◆ **DATA SHOWN**:
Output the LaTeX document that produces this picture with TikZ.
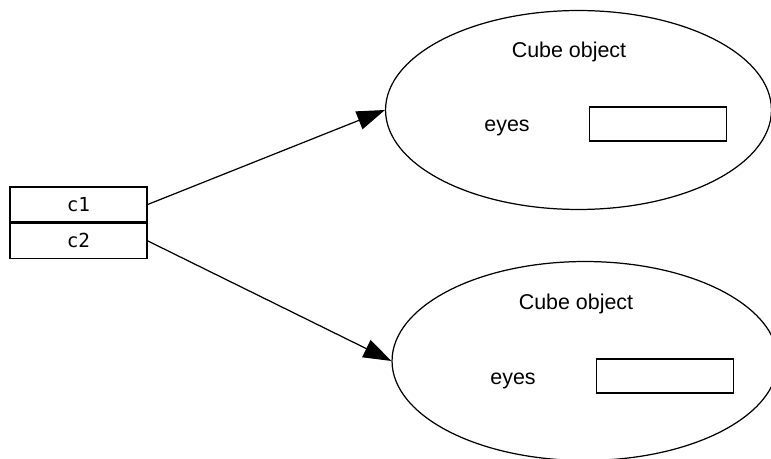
\documentclass[tikz,border=0pt]{standalone}
\usepackage{fontspec}
\setmainfont{Liberation Sans}
\setmonofont{DejaVu Sans Mono}
\usetikzlibrary{shapes.geometric,arrows.meta}
\begin{document}
\begin{tikzpicture}[x=0.02cm,y=-0.02cm,font=\fontsize{12.2}{14}\selectfont,
  slot/.style={draw,line width=0.8pt,minimum width=2.74cm,minimum height=0.7cm,inner sep=0pt,font=\ttfamily\fontsize{11}{13}\selectfont},
  cube/.style={draw,ellipse,line width=0.7pt,minimum width=7.72cm,minimum height=3.98cm,inner sep=0pt},
  field/.style={draw,line width=0.8pt,minimum width=2.74cm,minimum height=0.68cm,inner sep=0pt},
  ref/.style={line width=0.7pt,-{Triangle[length=0.56cm,width=0.38cm]}}]

            \useasboundingbox (0,0) rectangle (771,459);
            \clip (0,0) rectangle (771,459);

            % variables
            \node[slot] (c1) at (78.5,204.5) {c1};
            \node[slot,anchor=north] (c2) at (c1.south) {c2};

            % objects
            \node[cube] (obj1) at (578.5,110) {};
            \node (name1) at (569,52) {Cube object};
            \node (eyes1) at (507,128) {eyes};
            \node[field] (field1) at (658,124) {};

            \node[cube] (obj2) at (585,361) {};
            \node (name2) at (576,304) {Cube object};
            \node (eyes2) at (513,381) {eyes};
            \node[field] (field2) at (665,376) {};

            % references
            \draw[ref] (c1.east) -- (obj1.west);
            \draw[ref] (c2.east) -- (obj2.west);

        \end{tikzpicture}
\end{document}
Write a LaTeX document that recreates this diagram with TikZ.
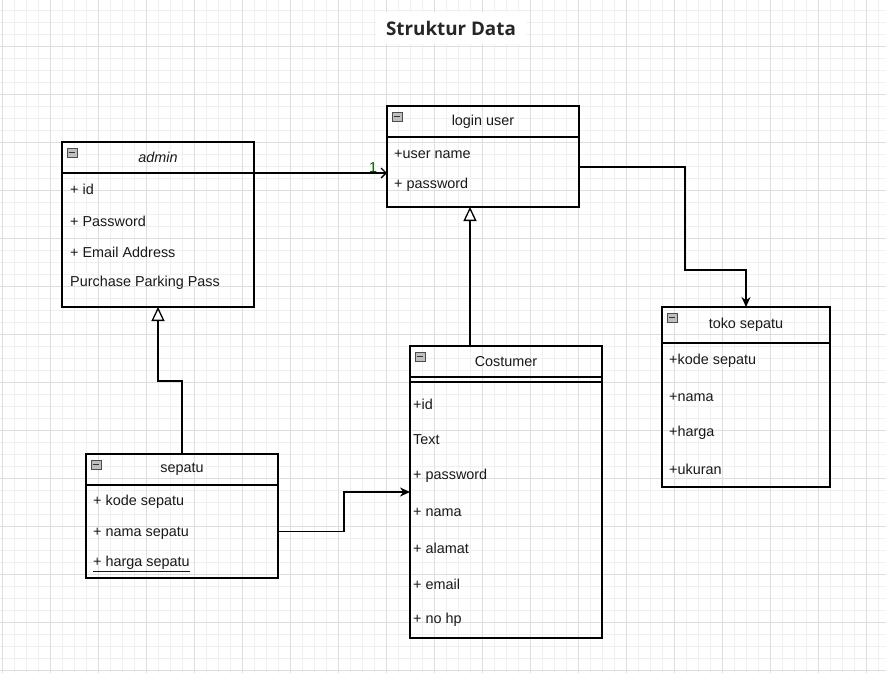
\documentclass[tikz,border=0pt]{standalone}
\usepackage{fontspec}
\setmainfont{Liberation Sans}
\newfontfamily\titlefont{Open Sans}
\usepackage{tikz}
\usetikzlibrary{positioning,calc,arrows,arrows.meta}
\tikzstyle{head} = [draw=black, line width=1.3pt, anchor=north west, minimum width=192pt, minimum height=31pt, inner sep=0pt, outer sep=0pt, font=\fontsize{14.4}{17}\selectfont, text=black!90]
\tikzstyle{body} = [draw=black, line width=1.3pt, anchor=north west, minimum width=192pt, inner sep=0pt, outer sep=0pt]
\tikzstyle{attr} = [anchor=west, inner sep=0pt, font=\fontsize{14.4}{17}\selectfont, text=black!90]
\tikzstyle{icon} = [draw=gray!60!black, fill=gray!50, line width=0.7pt]
\tikzstyle{minorgrid} = [draw=black!6, line width=0.8pt]
\tikzstyle{majorgrid} = [draw=black!13, line width=0.9pt]
\tikzstyle{flow} = [line width=1.3pt, -{Stealth[length=10pt,width=9pt]}]
\tikzstyle{inherit} = [line width=1.3pt, -{Triangle[open,length=14pt,width=13pt,fill=white]}]
\tikzstyle{assoc} = [line width=1.3pt, -{Straight Barb[length=5pt,width=10pt]}]

\begin{document}
\begin{tikzpicture}[x=1pt, y=-1pt]
            \fill[white] (0,0) rectangle (886,673);
            \useasboundingbox (0,0) rectangle (886,673);
            % grid
            \foreach \x in {2,14,...,886} \draw[minorgrid] (\x,0) -- (\x,673);
            \foreach \y in {10,22,...,673} \draw[minorgrid] (0,\y) -- (886,\y);
            \foreach \x in {2,50,...,886} \draw[majorgrid] (\x,0) -- (\x,673);
            \foreach \y in {46,94,...,673} \draw[majorgrid] (0,\y) -- (886,\y);

            \node[fill=white, inner xsep=10pt, inner ysep=9pt, text=black!85, font=\titlefont\bfseries\fontsize{18.8}{22}\selectfont] (title) at (451,28) {Struktur Data};

            % admin
            \node[head] (admin) at (62,142) {\textit{admin}};
            \node[body, minimum height=134pt] (adminbody) at (admin.south west) {};
            \node[attr] at (70,189) {+ id};
            \node[attr] at (70,221) {+ Password};
            \node[attr] at (70,252) {+ Email Address};
            \node[attr] at (70,283) {Purchase Parking Pass};

            % login user
            \node[head] (login) at (387,106) {login user};
            \node[body, minimum height=70pt] (loginbody) at (login.south west) {};
            \node[attr] at (394,154) {+user name};
            \node[attr] at (394,185) {+ password};

            % toko sepatu
            \node[head, minimum width=168pt, minimum height=36pt] (toko) at (662,307) {toko sepatu};
            \node[body, minimum width=168pt, minimum height=144pt] (tokobody) at (toko.south west) {};
            \node[attr] at (669,361) {+kode sepatu};
            \node[attr] at (669,397) {+nama};
            \node[attr] at (669,433) {+harga};
            \node[attr] at (669,469) {+ukuran};

            % costumer
            \node[head] (costumer) at (410,346) {Costumer};
            \node[body, minimum height=261pt] (costumerbody) at (costumer.south west) {};
            \draw[line width=1.3pt] ($(costumerbody.north west)+(0,5)$) -- ($(costumerbody.north east)+(0,5)$);
            \node[attr] at (413,404) {+id};
            \node[attr] at (413,440) {Text};
            \node[attr] at (413,476) {+ password};
            \node[attr] at (413,512) {+ nama};
            \node[attr] at (413,548) {+ alamat};
            \node[attr] at (413,584) {+ email};
            \node[attr] at (413,620) {+ no hp};

            % sepatu
            \node[head] (sepatu) at (86,454) {sepatu};
            \node[body, minimum height=93pt] (sepatubody) at (sepatu.south west) {};
            \node[attr] at (93,502) {+ kode sepatu};
            \node[attr] at (93,533) {+ nama sepatu};
            \node[attr] at (93,564) {\underline{+ harga sepatu}};

            % collapse icons
            \foreach \c in {admin,login,toko,costumer,sepatu} {
                \draw[icon] ($(\c.north west)+(5,6)$) rectangle ++(10,9);
                \draw[black!80, line width=1pt] ($(\c.north west)+(7,10.5)$) -- ++(6,0);
            }

            % connectors
            \draw[assoc] (admin.south east) -- (admin.south east -| loginbody.west) coordinate (a1);
            \node[text=green!35!black, font=\fontsize{14.4}{17}\selectfont, inner sep=0pt] at ($(a1)+(-14,-5)$) {1};

            \coordinate (b1) at (685,270);
            \draw[flow] ($(loginbody.east)+(0,-5)$) -| (b1) -| (toko.north);

            \draw[inherit] ($(costumer.north)+(-36,0)$) coordinate (c1) -- (c1 |- loginbody.south);

            \coordinate (b2) at (158,381);
            \draw[inherit] (sepatu.north) |- (b2) -- (adminbody.south);

            \coordinate (b3) at (344,492);
            \draw[flow] (sepatubody.east) -| (b3) -- (b3 -| costumerbody.west);
            \end{tikzpicture}
\end{document}
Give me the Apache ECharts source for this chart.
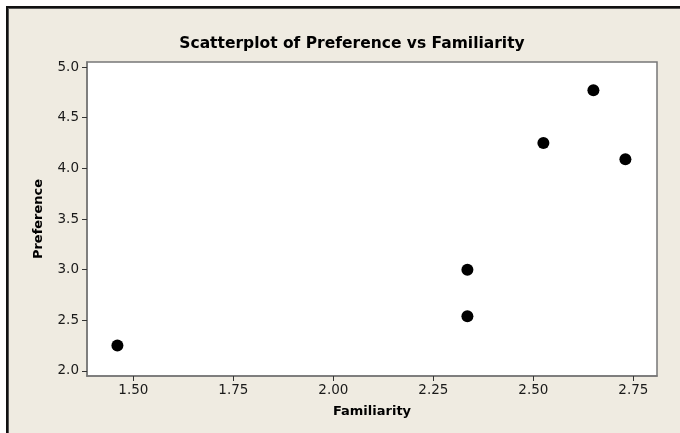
<!DOCTYPE html>
<html lang="en">
<head>
  <meta charset="UTF-8">
  <title>Scatterplot of Preference vs Familiarity</title>
  <script src="https://cdn.jsdelivr.net/npm/echarts@6/dist/echarts.min.js"></script>
  <style>
    html, body { margin: 0; padding: 0; background: #fff; }
    #chart { width: 680px; height: 433px; }
  </style>
</head>
<body>
<div id="chart"></div>
<script>
  // data
  var familiarity = [1.46, 2.335, 2.335, 2.525, 2.65, 2.73];
  var preference = [2.25, 3.0, 2.54, 4.25, 4.77, 4.09];
  var xTicks = [1.5, 1.75, 2.0, 2.25, 2.5, 2.75];
  var yTicks = [2.0, 2.5, 3.0, 3.5, 4.0, 4.5, 5.0];

  var points = [];
  for (var i = 0; i < familiarity.length; i++) {
    points.push([familiarity[i], preference[i]]);
  }

  var font = 'DejaVu Sans, Verdana, sans-serif';
  var chart = echarts.init(document.getElementById('chart'));

  chart.setOption({
    backgroundColor: '#fff',
    animation: false,
    graphic: [
      // beige panel + dark frame on top and left
      { type: 'rect', shape: { x: 9, y: 9, width: 671, height: 424 }, style: { fill: '#efebe1' }, z: -10 },
      { type: 'rect', shape: { x: 6, y: 6, width: 674, height: 2 }, style: { fill: '#111' }, z: -9 },
      { type: 'rect', shape: { x: 6, y: 6, width: 2, height: 427 }, style: { fill: '#111' }, z: -9 },
      { type: 'rect', shape: { x: 8, y: 8, width: 672, height: 1 }, style: { fill: '#555' }, z: -9 },
      { type: 'rect', shape: { x: 8, y: 8, width: 1, height: 425 }, style: { fill: '#555' }, z: -9 }
    ],
    title: {
      text: 'Scatterplot of Preference vs Familiarity',
      left: 347,
      top: 31,
      textAlign: 'center',
      textStyle: { fontFamily: font, fontSize: 15.5, fontWeight: 'bold', color: '#000' }
    },
    grid: {
      left: 87, top: 62, right: 23, bottom: 57,
      show: true,
      backgroundColor: '#fff',
      borderColor: '#777',
      borderWidth: 1.5
    },
    xAxis: {
      type: 'value',
      min: 1.384,
      max: 2.809,
      name: 'Familiarity',
      nameLocation: 'middle',
      nameGap: 29,
      nameTextStyle: { fontFamily: font, fontSize: 13, fontWeight: 'bold', color: '#000' },
      splitLine: { show: false },
      axisLine: { show: true, lineStyle: { color: '#777', width: 1.5 } },
      axisTick: { show: true, customValues: xTicks, length: 5, lineStyle: { color: '#333' } },
      axisLabel: {
        customValues: xTicks,
        margin: 7,
        fontFamily: font, fontSize: 13.5, color: '#1a1a1a',
        formatter: function (v) { return v.toFixed(2); }
      }
    },
    yAxis: {
      type: 'value',
      min: 1.95,
      max: 5.05,
      name: 'Preference',
      nameLocation: 'middle',
      nameGap: 42,
      nameTextStyle: { fontFamily: font, fontSize: 13, fontWeight: 'bold', color: '#000' },
      splitLine: { show: false },
      axisLine: { show: true, lineStyle: { color: '#777', width: 1.5 } },
      axisTick: { show: true, customValues: yTicks, length: 5, lineStyle: { color: '#333' } },
      axisLabel: {
        customValues: yTicks,
        margin: 8,
        fontFamily: font, fontSize: 13.5, color: '#1a1a1a',
        formatter: function (v) { return v.toFixed(1); }
      }
    },
    series: [{
      type: 'scatter',
      data: points,
      symbol: 'circle',
      symbolSize: 12,
      itemStyle: { color: '#000', opacity: 1 }
    }]
  });
</script>
</body>
</html>
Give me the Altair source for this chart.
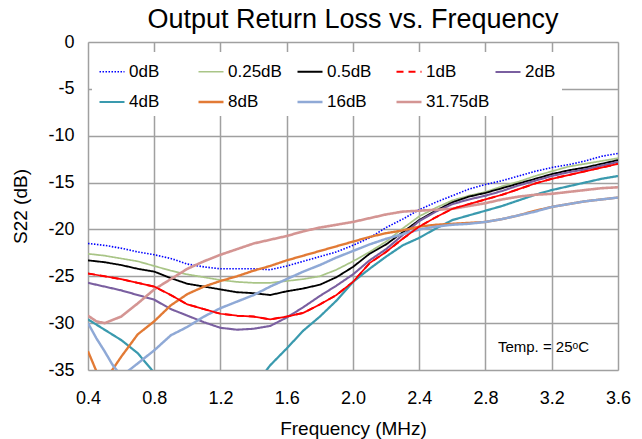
import altair as alt
import pandas as pd

series_names = ["0dB", "0.25dB", "0.5dB", "1dB", "2dB", "4dB", "8dB", "16dB", "31.75dB"]
series_colors = ["#0000FF", "#A9C587", "#000000", "#FF0000", "#7A5FA0",
                 "#3A9AAE", "#E27A35", "#8FA9D6", "#D49593"]

freq = [0.4, 0.5, 0.6, 0.7, 0.8, 0.9, 1.0, 1.1, 1.2, 1.3, 1.4, 1.5, 1.6, 1.7, 1.8,
        1.9, 2.0, 2.1, 2.2, 2.3, 2.4, 2.5, 2.6, 2.7, 2.8, 2.9, 3.0, 3.1, 3.2, 3.3,
        3.4, 3.5, 3.6]

s_0dB = [-21.5, -21.7, -22.0, -22.4, -22.7, -23.1, -23.7, -24.0, -24.2, -24.2,
         -24.2, -24.3, -23.9, -23.4, -22.9, -22.4, -21.7, -20.9, -19.8, -18.9,
         -17.9, -17.1, -16.4, -15.7, -15.2, -14.8, -14.3, -13.8, -13.4, -13.1,
         -12.7, -12.2, -11.9]
s_025dB = [-22.6, -22.8, -23.1, -23.4, -23.9, -24.4, -24.8, -25.1, -25.4, -25.6,
           -25.7, -25.7, -25.5, -25.3, -25.0, -24.3, -23.4, -22.4, -21.3, -19.9,
           -18.6, -17.7, -16.9, -16.4, -16.0, -15.4, -14.9, -14.3, -13.8, -13.3,
           -13.0, -12.7, -12.4]
s_05dB = [-23.3, -23.5, -23.8, -24.2, -24.5, -25.2, -25.8, -26.1, -26.4, -26.7,
          -26.8, -27.0, -26.6, -26.3, -25.9, -25.1, -24.0, -22.6, -21.6, -20.3,
          -19.0, -18.0, -17.1, -16.5, -16.1, -15.6, -15.1, -14.6, -14.1, -13.7,
          -13.4, -13.0, -12.6]
s_1dB = [-24.7, -25.0, -25.3, -25.7, -26.1, -27.0, -28.0, -28.5, -29.0, -29.2,
         -29.3, -29.6, -29.3, -28.9, -28.0, -27.0, -25.6, -23.6, -22.4, -21.0,
         -19.7, -18.7, -17.8, -17.3, -16.8, -16.3, -15.7, -15.1, -14.6, -14.2,
         -13.8, -13.4, -13.0]
s_2dB = [-25.7, -26.1, -26.5, -27.0, -27.5, -28.5, -29.2, -29.9, -30.5, -30.7,
         -30.6, -30.3, -29.4, -28.3, -27.1, -26.0, -24.8, -23.3, -22.1, -20.6,
         -19.1, -18.1, -17.3, -16.8, -16.4, -15.9, -15.3, -14.8, -14.3, -13.9,
         -13.6, -13.2, -12.8]
s_4dB = [-29.6, -30.7, -31.8, -33.2, -35.3, -37.0, -38.5, -39.5, -39.5, -38.5,
         -36.8, -34.5, -32.7, -30.8, -29.3, -27.6, -25.6, -24.2, -22.9, -21.7,
         -20.9, -19.9, -19.0, -18.5, -18.0, -17.5, -16.9, -16.3, -15.8, -15.4,
         -15.0, -14.6, -14.3]

freq_8dB = [0.4, 0.45, 0.5, 0.55, 0.6, 0.7, 0.8, 0.9, 1.0, 1.1, 1.2, 1.3, 1.4, 1.5,
            1.6, 1.7, 1.8, 1.9, 2.0, 2.1, 2.2, 2.3, 2.4, 2.5, 2.6, 2.7, 2.8, 2.9,
            3.0, 3.1, 3.2, 3.3, 3.4, 3.5, 3.6]
s_8dB = [-33.0, -35.1, -36.0, -34.9, -33.6, -31.2, -29.8, -28.1, -26.9, -26.1,
         -25.5, -25.0, -24.4, -23.9, -23.3, -22.8, -22.3, -21.8, -21.3, -20.8,
         -20.4, -20.1, -19.7, -19.5, -19.4, -19.3, -19.2, -18.9, -18.5, -18.0,
         -17.6, -17.3, -17.0, -16.8, -16.6]

freq_16dB = [0.4, 0.45, 0.5, 0.55, 0.6, 0.65, 0.7, 0.8, 0.9, 1.0, 1.1, 1.2, 1.3,
             1.4, 1.5, 1.6, 1.7, 1.8, 1.9, 2.0, 2.1, 2.2, 2.3, 2.4, 2.5, 2.6, 2.7,
             2.8, 2.9, 3.0, 3.1, 3.2, 3.3, 3.4, 3.5, 3.6]
s_16dB = [-30.0, -31.6, -33.0, -34.5, -35.6, -35.0, -34.3, -32.9, -31.3, -30.4,
          -29.3, -28.4, -27.7, -27.0, -26.1, -25.3, -24.5, -23.8, -23.0, -22.3,
          -21.6, -21.0, -20.5, -20.0, -19.7, -19.5, -19.4, -19.2, -18.9, -18.5,
          -18.1, -17.6, -17.3, -17.0, -16.8, -16.6]

freq_3175dB = [0.4, 0.45, 0.5, 0.6, 0.7, 0.8, 0.9, 1.0, 1.1, 1.2, 1.3, 1.4, 1.5,
               1.6, 1.7, 1.8, 1.9, 2.0, 2.1, 2.2, 2.3, 2.4, 2.5, 2.6, 2.7, 2.8,
               2.9, 3.0, 3.1, 3.2, 3.3, 3.4, 3.5, 3.6]
s_3175dB = [-29.2, -29.8, -30.0, -29.3, -27.9, -26.4, -25.3, -24.2, -23.4, -22.7,
            -22.1, -21.5, -21.1, -20.7, -20.2, -19.8, -19.5, -19.2, -18.8, -18.4,
            -18.1, -18.0, -17.9, -17.8, -17.5, -17.2, -16.8, -16.5, -16.3, -16.2,
            -16.0, -15.8, -15.6, -15.5]

x_ticks = [0.4, 0.8, 1.2, 1.6, 2.0, 2.4, 2.8, 3.2, 3.6]
y_ticks = [-35, -30, -25, -20, -15, -10, -5, 0]

note_text = ["Temp. = 25ᵒC"]
note_x = [3.15]
note_y = [-32.5]

series_data = [
    ("0dB", freq, s_0dB), ("0.25dB", freq, s_025dB), ("0.5dB", freq, s_05dB),
    ("1dB", freq, s_1dB), ("2dB", freq, s_2dB), ("4dB", freq, s_4dB),
    ("8dB", freq_8dB, s_8dB), ("16dB", freq_16dB, s_16dB),
    ("31.75dB", freq_3175dB, s_3175dB),
]
rows = []
for name, fs, vs in series_data:
    assert len(fs) == len(vs), name
    for i, (f, v) in enumerate(zip(fs, vs)):
        rows.append({"series": name, "f": f, "db": v, "order": i})
df = pd.DataFrame(rows)
note_df = pd.DataFrame({"text": note_text, "f": note_x, "db": note_y})

FONT = "Liberation Sans"

legend = alt.Legend(
    orient="none", legendX=4, legendY=10, direction="horizontal", columns=5,
    title=None, symbolType="stroke", symbolSize=625, symbolStrokeWidth=2,
    labelFontSize=17, labelFont=FONT, labelColor="black", labelOffset=3,
    columnPadding=0, rowPadding=8, gridAlign="all", fillColor="white",
    padding=6, zindex=1,
)

axis_common = dict(
    grid=True, gridColor="#A0A0A0", gridWidth=1.5, domain=False, ticks=False,
    labelFont=FONT, labelFontSize=18, labelColor="black", labelFlush=False,
    labelOverlap=False,
    titleFont=FONT, titleFontSize=19, titleFontWeight="normal", titleColor="black",
)

x_enc = alt.X("f:Q", scale=alt.Scale(domain=[0.4, 3.6], nice=False, zero=False),
              axis=alt.Axis(values=x_ticks, format=".1f", title="Frequency (MHz)",
                            labelPadding=19, titleX=265, titleY=58,
                            titleBaseline="middle", **axis_common))
y_enc = alt.Y("db:Q", scale=alt.Scale(domain=[-35, 0], nice=False),
              axis=alt.Axis(values=y_ticks, labelExpr="'' + datum.value",
                            title="S22 (dB)", labelPadding=14, titleX=-68,
                            titleY=164, titleBaseline="middle", titleAngle=270,
                            **axis_common))

dash_range = [[1.5, 1.5] if n == "0dB" else ([7, 5] if n == "1dB" else [1, 0])
              for n in series_names]
width_range = [1.6, 2.6, 1.6, 1.7, 2.6, 2.6, 2.6, 2.6, 2.6]

lines = alt.Chart(df).mark_line(clip=True).encode(
    x=x_enc, y=y_enc, order="order:Q",
    color=alt.Color("series:N", sort=series_names,
                    scale=alt.Scale(domain=series_names, range=series_colors),
                    legend=legend),
    strokeDash=alt.StrokeDash("series:N", sort=series_names,
                              scale=alt.Scale(domain=series_names, range=dash_range),
                              legend=legend),
    strokeWidth=alt.StrokeWidth("series:N",
                                scale=alt.Scale(domain=series_names, range=width_range),
                                legend=None),
)

red_solid = alt.Chart(df).transform_filter(alt.datum.series == "1dB").mark_line(
    clip=True, color="#FF0000", strokeWidth=1.7
).encode(x="f:Q", y="db:Q", order="order:Q")

note = alt.Chart(note_df).mark_text(
    font=FONT, fontSize=15, color="black", align="center", baseline="middle"
).encode(x="f:Q", y="db:Q", text="text:N")

chart = alt.layer(lines, red_solid, note).properties(
    width=530, height=328,
    title=alt.TitleParams("Output Return Loss vs. Frequency", font=FONT,
                          fontSize=27, fontWeight="normal", color="black",
                          offset=8, dy=9),
    padding={"left": 88, "top": 42, "right": 24, "bottom": 69},
    autosize=alt.AutoSizeParams(type="none"),
).configure_view(
    stroke="black", strokeWidth=1.6
).configure(background="white")

chart.save("out.html", embed_options={"renderer": "svg", "actions": False})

◆ **EXERCISE AIM**:
Extract every line containing the string "source" from the data above.

◆ **RESPONSE BELOW**:
Give me the Apache ECharts source for this chart.
Give me the Altair source for this chart.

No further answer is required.